What this task involves: With pictures left out, extract every line between the start of the records below and the line holding "plt.rcParams['font.weight'] = 'bold'", inclusive.

Information given:

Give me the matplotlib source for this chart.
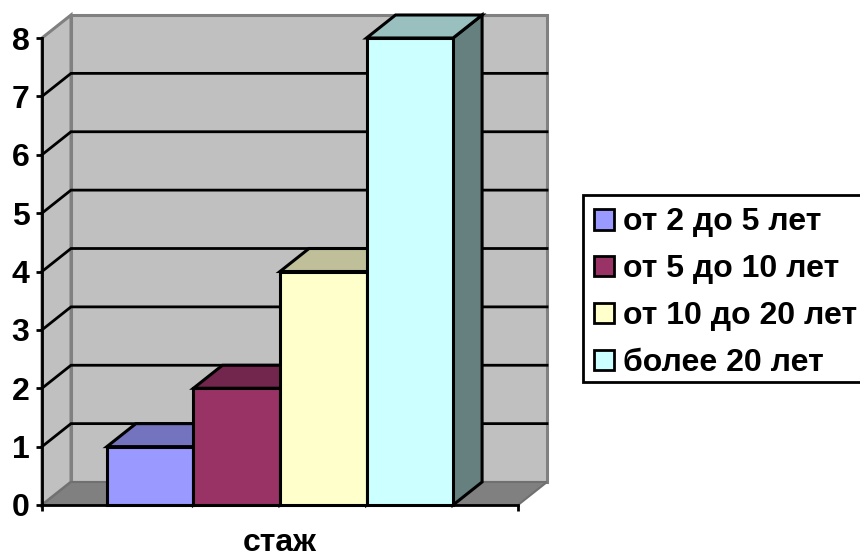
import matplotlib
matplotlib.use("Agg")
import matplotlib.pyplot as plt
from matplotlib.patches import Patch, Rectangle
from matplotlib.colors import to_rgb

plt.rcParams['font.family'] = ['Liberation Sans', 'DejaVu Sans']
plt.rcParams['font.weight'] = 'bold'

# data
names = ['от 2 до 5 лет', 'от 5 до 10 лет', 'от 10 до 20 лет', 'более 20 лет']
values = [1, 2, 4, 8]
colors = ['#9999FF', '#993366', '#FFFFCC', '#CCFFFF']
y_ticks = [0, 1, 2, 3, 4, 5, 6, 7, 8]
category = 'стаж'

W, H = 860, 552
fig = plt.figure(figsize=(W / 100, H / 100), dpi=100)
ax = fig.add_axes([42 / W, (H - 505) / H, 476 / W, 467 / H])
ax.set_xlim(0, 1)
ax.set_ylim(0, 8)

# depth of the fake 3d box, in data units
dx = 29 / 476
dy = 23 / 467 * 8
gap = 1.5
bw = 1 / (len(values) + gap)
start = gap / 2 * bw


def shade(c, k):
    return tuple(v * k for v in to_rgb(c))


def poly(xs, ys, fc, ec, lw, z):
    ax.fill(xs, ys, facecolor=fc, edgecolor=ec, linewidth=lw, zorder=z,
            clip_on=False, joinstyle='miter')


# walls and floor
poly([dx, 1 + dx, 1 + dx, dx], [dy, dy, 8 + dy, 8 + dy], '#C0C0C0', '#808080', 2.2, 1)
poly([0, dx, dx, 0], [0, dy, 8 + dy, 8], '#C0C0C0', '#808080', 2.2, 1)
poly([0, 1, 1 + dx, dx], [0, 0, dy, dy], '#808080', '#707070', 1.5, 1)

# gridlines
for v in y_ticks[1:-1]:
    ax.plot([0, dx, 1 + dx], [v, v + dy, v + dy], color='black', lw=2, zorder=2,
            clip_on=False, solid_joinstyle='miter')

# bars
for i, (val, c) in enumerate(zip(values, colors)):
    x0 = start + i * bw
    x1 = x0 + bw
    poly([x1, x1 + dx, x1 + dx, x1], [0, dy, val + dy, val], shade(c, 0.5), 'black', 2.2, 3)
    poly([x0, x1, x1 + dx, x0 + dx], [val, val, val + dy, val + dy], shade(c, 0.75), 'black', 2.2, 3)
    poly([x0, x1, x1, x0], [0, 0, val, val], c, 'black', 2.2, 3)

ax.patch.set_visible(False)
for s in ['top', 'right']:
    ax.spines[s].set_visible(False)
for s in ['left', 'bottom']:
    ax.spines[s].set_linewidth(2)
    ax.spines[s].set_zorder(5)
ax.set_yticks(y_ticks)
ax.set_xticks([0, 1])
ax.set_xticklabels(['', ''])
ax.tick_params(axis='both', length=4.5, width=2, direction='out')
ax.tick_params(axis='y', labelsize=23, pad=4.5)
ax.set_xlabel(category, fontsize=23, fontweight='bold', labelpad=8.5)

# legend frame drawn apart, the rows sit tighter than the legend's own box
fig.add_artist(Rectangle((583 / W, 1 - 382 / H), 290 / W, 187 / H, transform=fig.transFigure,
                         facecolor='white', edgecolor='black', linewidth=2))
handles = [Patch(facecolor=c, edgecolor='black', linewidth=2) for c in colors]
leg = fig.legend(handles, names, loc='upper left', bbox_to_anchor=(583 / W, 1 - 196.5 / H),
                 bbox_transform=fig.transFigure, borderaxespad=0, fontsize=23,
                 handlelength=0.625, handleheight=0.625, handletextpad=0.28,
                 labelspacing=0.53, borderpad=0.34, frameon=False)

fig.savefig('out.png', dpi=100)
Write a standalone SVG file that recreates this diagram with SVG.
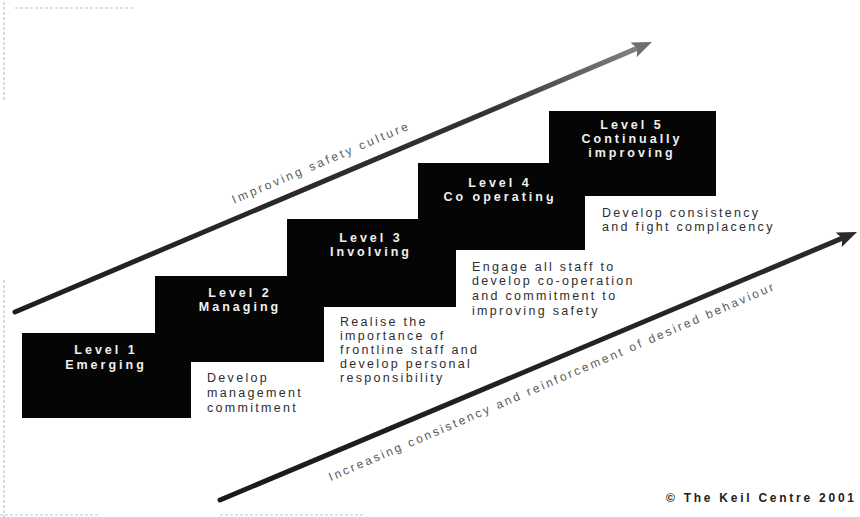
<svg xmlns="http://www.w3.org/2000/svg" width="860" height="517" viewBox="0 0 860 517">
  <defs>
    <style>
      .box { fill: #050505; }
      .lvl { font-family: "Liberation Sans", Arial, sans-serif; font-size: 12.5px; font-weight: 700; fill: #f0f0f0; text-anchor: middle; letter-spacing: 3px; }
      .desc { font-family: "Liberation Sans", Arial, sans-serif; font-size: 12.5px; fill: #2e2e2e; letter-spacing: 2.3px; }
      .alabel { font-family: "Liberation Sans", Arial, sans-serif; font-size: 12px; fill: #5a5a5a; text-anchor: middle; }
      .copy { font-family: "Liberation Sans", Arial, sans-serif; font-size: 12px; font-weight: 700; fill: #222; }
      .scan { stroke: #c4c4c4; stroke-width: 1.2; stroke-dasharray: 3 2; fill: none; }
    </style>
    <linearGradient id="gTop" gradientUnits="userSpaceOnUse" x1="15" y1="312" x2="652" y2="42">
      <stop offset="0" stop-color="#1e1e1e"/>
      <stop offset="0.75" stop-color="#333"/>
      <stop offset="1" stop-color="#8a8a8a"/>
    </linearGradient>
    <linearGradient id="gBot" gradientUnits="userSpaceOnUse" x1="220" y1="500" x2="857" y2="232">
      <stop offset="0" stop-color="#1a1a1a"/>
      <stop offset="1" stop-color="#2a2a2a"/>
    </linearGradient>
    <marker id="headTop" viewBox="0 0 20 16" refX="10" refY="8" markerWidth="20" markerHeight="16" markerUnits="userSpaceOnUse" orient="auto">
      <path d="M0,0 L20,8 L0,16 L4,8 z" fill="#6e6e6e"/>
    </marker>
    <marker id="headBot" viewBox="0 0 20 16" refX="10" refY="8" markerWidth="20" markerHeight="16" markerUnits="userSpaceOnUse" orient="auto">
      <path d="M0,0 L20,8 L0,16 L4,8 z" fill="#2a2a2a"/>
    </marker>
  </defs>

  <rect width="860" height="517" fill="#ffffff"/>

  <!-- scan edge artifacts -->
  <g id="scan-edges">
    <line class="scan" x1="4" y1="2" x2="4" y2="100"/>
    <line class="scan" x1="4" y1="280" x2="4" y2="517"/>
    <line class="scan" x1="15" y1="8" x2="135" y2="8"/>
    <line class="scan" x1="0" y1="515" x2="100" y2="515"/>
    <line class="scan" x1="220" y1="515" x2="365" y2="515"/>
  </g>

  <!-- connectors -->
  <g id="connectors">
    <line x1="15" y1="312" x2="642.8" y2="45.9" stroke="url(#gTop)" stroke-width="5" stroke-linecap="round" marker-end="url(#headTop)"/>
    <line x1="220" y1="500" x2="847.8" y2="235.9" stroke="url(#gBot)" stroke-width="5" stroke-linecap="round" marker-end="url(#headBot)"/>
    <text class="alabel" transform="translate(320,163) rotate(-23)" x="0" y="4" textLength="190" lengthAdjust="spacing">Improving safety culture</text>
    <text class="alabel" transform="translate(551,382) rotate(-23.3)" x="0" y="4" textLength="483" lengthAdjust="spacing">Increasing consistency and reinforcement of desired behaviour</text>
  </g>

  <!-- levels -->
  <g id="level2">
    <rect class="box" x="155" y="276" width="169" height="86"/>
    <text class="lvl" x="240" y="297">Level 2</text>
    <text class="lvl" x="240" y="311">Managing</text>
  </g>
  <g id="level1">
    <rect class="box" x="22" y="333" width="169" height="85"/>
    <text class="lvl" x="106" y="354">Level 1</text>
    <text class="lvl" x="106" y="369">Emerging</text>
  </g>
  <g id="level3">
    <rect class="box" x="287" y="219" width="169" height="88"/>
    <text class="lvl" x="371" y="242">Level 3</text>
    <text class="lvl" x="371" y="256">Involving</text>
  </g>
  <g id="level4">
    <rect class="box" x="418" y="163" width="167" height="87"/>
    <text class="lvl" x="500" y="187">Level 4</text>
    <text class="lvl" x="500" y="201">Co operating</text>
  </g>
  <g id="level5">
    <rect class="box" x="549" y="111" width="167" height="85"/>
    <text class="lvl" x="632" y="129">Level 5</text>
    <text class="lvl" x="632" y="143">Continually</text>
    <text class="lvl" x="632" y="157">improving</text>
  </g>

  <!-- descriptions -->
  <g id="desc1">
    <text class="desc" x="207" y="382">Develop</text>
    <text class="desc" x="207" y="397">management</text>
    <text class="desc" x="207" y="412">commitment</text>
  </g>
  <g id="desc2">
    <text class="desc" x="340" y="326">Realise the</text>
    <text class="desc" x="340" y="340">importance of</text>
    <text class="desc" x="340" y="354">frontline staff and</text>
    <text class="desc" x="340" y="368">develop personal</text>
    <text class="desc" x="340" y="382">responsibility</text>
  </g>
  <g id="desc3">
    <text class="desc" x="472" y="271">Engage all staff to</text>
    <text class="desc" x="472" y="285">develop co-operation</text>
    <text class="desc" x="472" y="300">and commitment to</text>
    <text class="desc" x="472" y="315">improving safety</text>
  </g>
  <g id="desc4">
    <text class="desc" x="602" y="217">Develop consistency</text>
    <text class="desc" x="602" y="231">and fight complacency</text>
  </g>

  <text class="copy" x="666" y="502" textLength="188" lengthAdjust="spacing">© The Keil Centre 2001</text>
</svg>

Exercise solution:
Give me the matplotlib source for this chart.
import matplotlib
matplotlib.use("Agg")
import matplotlib.pyplot as plt
from matplotlib.patches import Patch, Rectangle
from matplotlib.colors import to_rgb

plt.rcParams['font.family'] = ['Liberation Sans', 'DejaVu Sans']
plt.rcParams['font.weight'] = 'bold'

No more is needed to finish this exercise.